Allée JEAN FOUREST (Juvisy, école Tomi Ungerer)
(Le Parisien, 19 avril 2004)
DANS SES MAINS tremblantes, Jean Fourest tient un petit papier bleu usé. Dessus, on peut lire ces quelques mots écrits au crayon de papier : « Sommes tous sains et saufs, maison presque détruite. » Ce télégramme que ses parents lui ont envoyé le 19 avril 1944 au matin reste pour lui « le document le plus précieux ».
À 80 ans, cet habitant de Juvisy-sur-Orge a participé hier avec émotion aux commémorations du 60e anniversaire du bombardement de la gare de triage de Juvisy par les Anglais.
En 1944, la famille Fourest habitait un petit pavillon rue de la Paix. Jean avait 20 ans et étudiait le droit en province. Cette nuit noire d'avril, il l'a passée loin de ses parents. « Ce mardi-là, confie-t-il, j'avais comme un pressentiment. J'ai prévenu mon père qui a mis mes sœurs à l'abri chez de la famille. » À Juvisy, les habitants redoutaient l'attaque depuis plusieurs jours. Les Alliés préparaient le Débarquement et les gares de Trappes et Villeneuve-Saint-Georges avaient déjà été bombardées pour ralentir l'avancée des Allemands.
Dans la soirée du 18 avril, le grondement de plus de deux cents avions se fait entendre. À 23 heures, l'alerte est donnée. Les Anglais sont là ! Les habitants courent se réfugier hors de la ville, dans des abris aménagés dans les jardins ou dans des pièces louées pour l'occasion dans les communes voisines. Pendant quarante minutes, les Anglais vont lâcher 2 500 bombes. Les premiers atteindront immédiatement leur objectif : la gare de Juvisy, baptisée à l'époque « la plus grande du monde » avec sa zone de triage, ses halles de déchargement, ses dépôts de machines à vapeur et ses ateliers de réparation.
Plus de trois cents morts. « Les Alliés ont testé pour la première fois la méthode des marqueurs, explique Jean Fourest. Deux avions ont rasé le sol pour déposer des balises et délimiter la zone à bombarder. D'autres appareils ont ensuite largué des parachutes éclairant. On y voyait comme en plein jour ! Puis, avec la fumée et les nuages de poussière, les Anglais ont eu du mal à viser, et les bombes sont tombés sur le Val d'Athis. Le drame, c'est que beaucoup de bombes étaient à retardement. Elles ont explosé à l'arrivée des secours. »
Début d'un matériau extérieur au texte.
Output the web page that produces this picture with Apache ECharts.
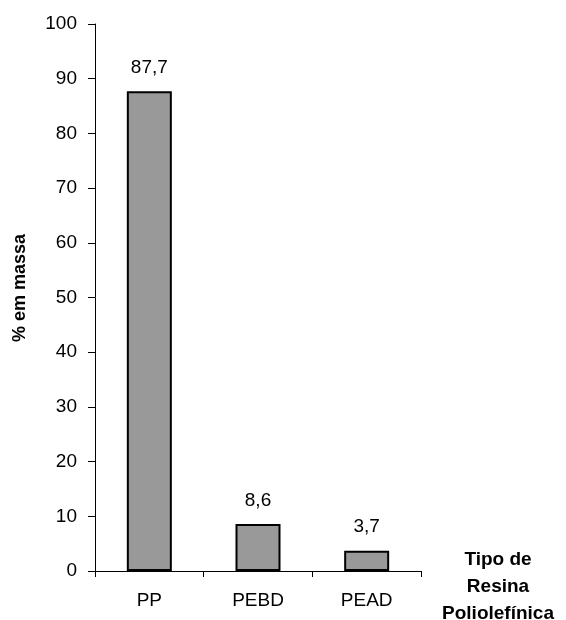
<!DOCTYPE html>
<html><head><meta charset="utf-8">
<script src="https://cdn.jsdelivr.net/npm/echarts@6/dist/echarts.min.js"></script>
<style>html,body{margin:0;padding:0;background:#fff}#c{width:566px;height:620px}</style>
</head><body><div id="c"></div>
<script>
const categories = ['PP', 'PEBD', 'PEAD'];
const values = [87.7, 8.6, 3.7];
const valueLabels = ['87,7', '8,6', '3,7'];
const yTitle = '% em massa';
const xTitle = 'Tipo de\nResina\nPoliolefínica';

const chart = echarts.init(document.getElementById('c'), null, {renderer: 'canvas'});
const font = '"Liberation Sans", Arial, sans-serif';
chart.setOption({
  animation: false,
  backgroundColor: '#fff',
  grid: {left: 95, right: 145, top: 24, bottom: 49},
  xAxis: {
    type: 'category', data: categories, boundaryGap: true,
    axisLine: {lineStyle: {color: '#000', width: 1}},
    axisTick: {show: true, length: 6, alignWithLabel: false, lineStyle: {color: '#000'}},
    axisLabel: {color: '#000', fontFamily: font, fontSize: 19, margin: 20}
  },
  yAxis: {
    type: 'value', min: 0, max: 100, interval: 10,
    axisLine: {show: true, lineStyle: {color: '#000', width: 1}},
    axisTick: {show: true, length: 7, lineStyle: {color: '#000'}},
    axisLabel: {color: '#000', fontFamily: font, fontSize: 19, margin: 18},
    splitLine: {show: false}
  },
  graphic: [{
    type: 'text', x: 498, y: 546,
    style: {text: xTitle, fill: '#000', font: 'bold 19px "Liberation Sans", Arial, sans-serif', align: 'center', verticalAlign: 'top', lineHeight: 27}
  }, {
    type: 'text', x: 20, y: 288, rotation: Math.PI / 2,
    style: {text: yTitle, fill: '#000', font: 'bold 18px "Liberation Sans", Arial, sans-serif', align: 'center', verticalAlign: 'middle'}
  }],
  series: [{
    type: 'bar', data: values, barWidth: 45,
    itemStyle: {color: '#999999', borderColor: '#000', borderWidth: 2},
    label: {show: true, position: 'top', distance: 14, color: '#000', fontFamily: font, fontSize: 19,
      formatter: p => valueLabels[p.dataIndex]}
  }]
});
</script></body></html>
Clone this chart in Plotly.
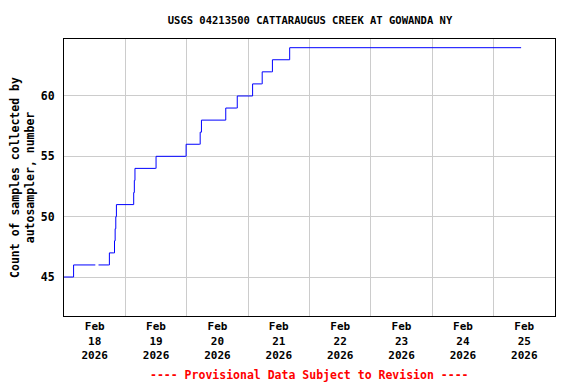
import plotly.graph_objects as go

times = [
    "2026-02-18 00:00", "2026-02-18 03:30", "2026-02-18 03:45", "2026-02-18 12:15",
    None,
    "2026-02-18 13:30", "2026-02-18 17:30", "2026-02-18 17:45", "2026-02-18 19:30",
    "2026-02-18 19:45", "2026-02-18 20:00", "2026-02-18 20:15", "2026-02-18 20:30",
    "2026-02-19 03:00", "2026-02-19 03:15", "2026-02-19 03:30", "2026-02-19 03:45",
    "2026-02-19 11:45", "2026-02-19 12:00", "2026-02-19 23:30", "2026-02-19 23:45",
    "2026-02-20 05:00", "2026-02-20 05:15", "2026-02-20 05:45", "2026-02-20 15:00",
    "2026-02-20 15:15", "2026-02-20 19:30", "2026-02-20 19:45", "2026-02-21 01:30",
    "2026-02-21 01:45", "2026-02-21 05:15", "2026-02-21 05:30", "2026-02-21 09:15",
    "2026-02-21 09:30", "2026-02-21 16:00", "2026-02-21 16:15", "2026-02-25 10:45",
]
counts = [
    45, 45, 46, 46,
    None,
    46, 46, 47, 47,
    48, 49, 50, 51,
    51, 52, 53, 54,
    54, 55, 55, 56,
    56, 57, 58, 58,
    59, 59, 60, 60,
    61, 61, 62, 62,
    63, 63, 64, 64,
]

tick_days = ["18", "19", "20", "21", "22", "23", "24", "25"]
tick_vals = [f"2026-02-{d} 12:00" for d in tick_days]
tick_text = [f"Feb<br>{d}<br>2026" for d in tick_days]
grid_vals = [f"2026-02-{d} 00:00" for d in ["19", "20", "21", "22", "23", "24", "25"]]

title = "USGS 04213500 CATTARAUGUS CREEK AT GOWANDA NY"
ylabel = "Count of samples collected by<br>autosampler, number"
note = "---- Provisional Data Subject to Revision ----"

font = "DejaVu Sans Mono"

# page body has an 8px default margin, so the figure is sized to fill the rest
W, H = 568, 376

fig = go.Figure()
fig.add_trace(go.Scatter(
    x=times, y=counts, mode="lines", connectgaps=False,
    line=dict(color="#0000ff", width=1, shape="hv"),
    showlegend=False,
))

fig.update_layout(
    width=W, height=H,
    margin=dict(l=56, r=21, t=31, b=68),
    paper_bgcolor="white", plot_bgcolor="white",
    font=dict(family=font, size=11, color="black"),
    title=dict(text=f"<b>{title}</b>", x=(310 - 8) / W, xanchor="center", y=1 - 12 / H, yanchor="middle",
               font=dict(family=font, size=10.5, color="black")),
    xaxis=dict(
        type="date", automargin=False,
        range=["2026-02-18 00:00", "2026-02-26 00:00"],
        tickvals=tick_vals, ticktext=[f"<b>{t}</b>" for t in tick_text],
        showgrid=False, ticks="", tickangle=0,
        tickfont=dict(family=font, size=11, color="black"),
        showline=True, linecolor="black", linewidth=1, mirror=True,
        minor=dict(tickvals=grid_vals, showgrid=True, gridcolor="#cccccc", gridwidth=1, ticks=""),
        zeroline=False,
    ),
    yaxis=dict(
        automargin=False,
        range=[41.77, 64.72],
        tickvals=[45, 50, 55, 60],
        ticktext=["<b>45</b>", "<b>50</b>", "<b>55</b>", "<b>60</b>"],
        showgrid=True, gridcolor="#cccccc", gridwidth=1,
        ticks="outside", ticklen=6, tickcolor="white",
        tickfont=dict(family=font, size=11.5, color="black"),
        showline=True, linecolor="black", linewidth=1, mirror=True,
        zeroline=False,
        title=dict(text=f"<b>{ylabel}</b>", font=dict(family=font, size=11.5, color="black"), standoff=10),
    ),
)

fig.add_annotation(
    text=f"<b>{note}</b>", xref="paper", yref="paper", x=0.5, y=-59 / 277,
    xanchor="center", yanchor="middle", showarrow=False,
    font=dict(family=font, size=11.5, color="red"),
)

fig.write_html("out.html")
L'attaque fera près de six cents victimes dont plus de trois cent morts. Des centaines de maison et d'immeubles seront rasés. À Juvisy, le château est rayé de la carte à jamais, le marché couvert et l'école Saint-Charles sont éventrés. À Athis-Mons, le quartier du Val est meurtri et la nef de l'église a été touchée par un wagon projeté à deux cents mètres. « Il y a eu de vrais drames, poursuit Jean Fourest.
La mairie, où l'état-major des pompiers s'était réuni, a été détruite par une bombe à retardement. Le seul pompier retrouvé vivant dans les décombres a perdu toute sa famille. »
À Juvisy, l'église aux vitraux soufflés a servi de morgue. Les obsèques ont été célébrées quatre ou cinq jours plus tard par l'évêque de Versailles. « Il y a eu d'autres bombardements les semaines suivantes, souligne Jean Fourest, devenu par la suite employé à la SNCF. Mais celui-ci fut le plus terrible. Il a fait partir des centaines d'habitants et changé à jamais la configuration des deux villes.